London, UK - Archbishop of Canterbury Dr Rowan Williams has been awarded a top Russian honour recognising his love of the country and its literature.

Dr Williams, who has written a book on Dostoyevsky, received the Order of Friendship at a ceremony in London.

He was given a volume of his own poems translated into Russian. It was nearly blocked by a Moscow customs official who mistook it for explosives.

Dr Williams said he was "delighted and rather overwhelmed" by the award.

Lifelong interest

The award was given on the decree of Russian President Dmitry Medvedev.

In a speech, the Russian ambassador to London, Yuri Fedotov praised the Archbishop's "outstanding contribution to the cooperation and friendly relations between Russia and the United Kingdom".

The ambassador added: "What he is doing helps tremendously to establish better understanding to set a better climate in relations between Russia and the UK."

Receiving the award at the Russian embassy, Dr Williams spoke of his lifelong interest in and affection for Russian culture.
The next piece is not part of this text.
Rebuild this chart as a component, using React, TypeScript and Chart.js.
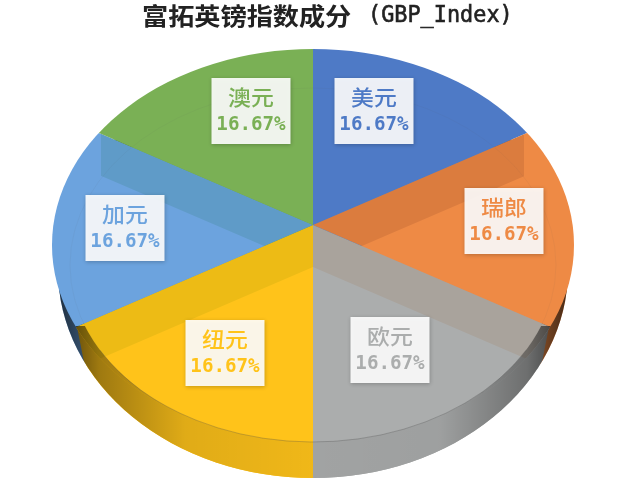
import React, { useEffect, useRef } from "react";
import { Chart, registerables } from "chart.js";

Chart.register(...registerables);

const categories = ["美元", "瑞郎", "欧元", "纽元", "加元", "澳元"];
const shares = [16.67, 16.67, 16.67, 16.67, 16.67, 16.67];
const colours = ["#4E7AC6", "#EE8A45", "#ABADAD", "#FFC31A", "#6CA3DE", "#7AB055"];
const bandTints = ["#FFFFFF", "#EBE6E6", "#FCF0E6", "#EDF5CC", "#E0F2E6", "#FFFFFF"];
const titleCn = "富拓英镑指数成分";
const titleEn = "(GBP_Index)";

const APEX = { x: 313, y: 225 };
const FACE = { x: 313, y: 245, rx: 261, ry: 196 };
const INNER = { x: 313, y: 265, rx: 243, ry: 177 };
const OUTER = { x: 313, y: 270, rx: 255, ry: 208 };
const DEPTH = 42;
const TILT = 0.745;
const REACH = 430;
const STRETCH = 1.09;
const CORNER_Y = 326;
const LABEL_OFFSETS = [
  [61, -114],
  [191, -4],
  [77, 125],
  [-88, 128],
  [-188, 3],
  [-62, -114],
];

type Oval = { x: number; y: number; rx: number; ry: number };

const pie3d = {
  id: "pie3d",
  beforeDatasetsDraw(chart: any) {
    const ctx: CanvasRenderingContext2D = chart.ctx;
    const arcs = chart.getDatasetMeta(0).data;
    const drawWedges = (dy: number) => {
      arcs.forEach((arc: any) => {
        const k = REACH / arc.outerRadius;
        ctx.save();
        ctx.translate(APEX.x, APEX.y + dy);
        ctx.scale(k, k * TILT);
        ctx.translate(-arc.x, -arc.y);
        arc.draw(ctx);
        ctx.restore();
      });
    };
    const oval = (o: Oval) => {
      ctx.beginPath();
      ctx.ellipse(o.x, o.y, o.rx, o.ry, 0, 0, Math.PI * 2);
    };
    const outside = (o: Oval) => {
      ctx.beginPath();
      ctx.rect(0, 0, 640, 480);
      ctx.ellipse(o.x, o.y, o.rx, o.ry, 0, 0, Math.PI * 2);
      ctx.clip("evenodd");
    };
    const wedgePath = (arc: any, dy: number) => {
      ctx.save();
      ctx.translate(APEX.x, APEX.y + dy);
      ctx.scale(1, TILT);
      ctx.moveTo(0, 0);
      ctx.arc(0, 0, REACH, arc.startAngle, arc.endAngle);
      ctx.closePath();
      ctx.restore();
    };
    const text = (s: string, x: number, y: number, font: string, sx = 1, embolden = 0) => {
      ctx.save();
      ctx.translate(x, y);
      ctx.scale(sx, 1);
      ctx.font = font;
      ctx.fillText(s, 0, 0);
      if (embolden) {
        ctx.strokeStyle = ctx.fillStyle;
        ctx.lineWidth = embolden;
        ctx.strokeText(s, 0, 0);
      }
      ctx.restore();
    };
    const wallShade = () => {
      const g = ctx.createLinearGradient(OUTER.x - OUTER.rx, 0, OUTER.x + OUTER.rx, 0);
      g.addColorStop(0, "rgba(0,0,0,0.72)");
      g.addColorStop(0.08, "rgba(0,0,0,0.38)");
      g.addColorStop(0.25, "rgba(0,0,0,0.12)");
      g.addColorStop(0.5, "rgba(0,0,0,0.06)");
      g.addColorStop(0.75, "rgba(0,0,0,0.08)");
      g.addColorStop(0.92, "rgba(0,0,0,0.36)");
      g.addColorStop(1, "rgba(0,0,0,0.7)");
      ctx.fillStyle = g;
      ctx.fillRect(0, 0, 640, 480);
    };

    // wall
    ctx.save();
    oval(OUTER);
    ctx.clip();
    drawWedges(DEPTH);
    ctx.save();
    ctx.beginPath();
    ctx.moveTo(77, 327);
    ctx.lineTo(86, 372);
    ctx.lineTo(86, 480);
    ctx.lineTo(540, 480);
    ctx.lineTo(540, 372);
    ctx.lineTo(549, 327);
    ctx.closePath();
    ctx.clip();
    drawWedges(0);
    ctx.restore();
    outside(INNER);
    wallShade();
    ctx.restore();

    // top face
    ctx.save();
    oval(FACE);
    ctx.clip();
    drawWedges(0);

    // where a wedge lies over its neighbour's underside it looks darker
    arcs.forEach((arc: any, i: number) => {
      ctx.save();
      ctx.beginPath();
      wedgePath(arc, 0);
      ctx.clip();
      ctx.beginPath();
      ctx.rect(0, 0, 640, 480);
      wedgePath(arc, DEPTH);
      ctx.clip("evenodd");
      ctx.beginPath();
      ctx.rect(101, 0, 423, APEX.y);
      ctx.rect(0, APEX.y, 640, 480 - APEX.y);
      ctx.clip();
      ctx.globalCompositeOperation = "multiply";
      ctx.fillStyle = bandTints[i];
      ctx.fillRect(0, 0, 640, 480);
      ctx.restore();
    });

    // shaded front corners of the top face
    ctx.save();
    ctx.beginPath();
    ctx.rect(0, CORNER_Y, 640, 480 - CORNER_Y);
    ctx.clip();
    outside(INNER);
    wallShade();
    ctx.restore();
    ctx.restore();

    // faint outline of the underside
    oval(INNER);
    ctx.strokeStyle = "rgba(80,80,80,0.06)";
    ctx.lineWidth = 1;
    ctx.stroke();
    ctx.beginPath();
    ctx.ellipse(INNER.x, INNER.y, INNER.rx, INNER.ry, 0, 0.16 * Math.PI, 0.84 * Math.PI);
    ctx.strokeStyle = "rgba(70,70,70,0.25)";
    ctx.stroke();

    // title
    ctx.save();
    ctx.fillStyle = "#222222";
    ctx.textAlign = "left";
    ctx.textBaseline = "middle";
    text(titleCn, 142, 16, 'bold 24px "Noto Sans CJK SC"', STRETCH);
    text(titleEn, 368, 16, '23px "DejaVu Sans Mono", monospace', 0.95, 0.6);
    ctx.restore();

    // labels
    categories.forEach((name, i) => {
      const cx = APEX.x + LABEL_OFFSETS[i][0];
      const cy = APEX.y + LABEL_OFFSETS[i][1];
      ctx.save();
      ctx.shadowColor = "rgba(0,0,0,0.25)";
      ctx.shadowBlur = 4;
      ctx.shadowOffsetY = 1;
      ctx.fillStyle = "rgba(255,255,255,0.9)";
      ctx.fillRect(cx - 39.5, cy - 33, 79, 66);
      ctx.restore();
      ctx.save();
      ctx.fillStyle = colours[i];
      ctx.textAlign = "center";
      ctx.textBaseline = "middle";
      text(name, cx, cy - 14, '500 21px "Noto Sans CJK SC"', STRETCH);
      text(shares[i].toFixed(2) + "%", cx, cy + 14, 'bold 20px "DejaVu Sans Mono", monospace', 0.96);
      ctx.restore();
    });
    return false;
  },
};

export default function App() {
  const ref = useRef<HTMLCanvasElement | null>(null);
  useEffect(() => {
    const chart = new Chart(ref.current as HTMLCanvasElement, {
      type: "pie",
      data: {
        labels: categories,
        datasets: [{ data: shares, backgroundColor: colours, borderWidth: 0 }],
      },
      options: {
        animation: false,
        responsive: false,
        plugins: {
          legend: { display: false },
          tooltip: { enabled: false },
        },
      },
      plugins: [pie3d],
    } as any);
    return () => chart.destroy();
  }, []);
  return (
    <div style={{ position: "absolute", left: 0, top: 0, width: 640, height: 480, background: "#fff" }}>
      <canvas ref={ref} width={640} height={480} style={{ display: "block", filter: "blur(0.5px)" }} />
    </div>
  );
}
He described the important role Russian literature played in forming his understanding of human spirituality and said he felt honoured to be involved in what he called the reconstruction of the Russian state.

In a BBC interview, Dr Williams said he became fascinated by Russian culture as a teenager after encountering the films of Sergei Eisenstein.

He stressed the importance of cultural understanding between Russia and Britain, emphasising how much the two countries had in common.

The archbishop also encouraged people to overcome their fear of the "long Russian novel" suggesting that anyone interested in Russian culture start by reading Chekhov's short stories.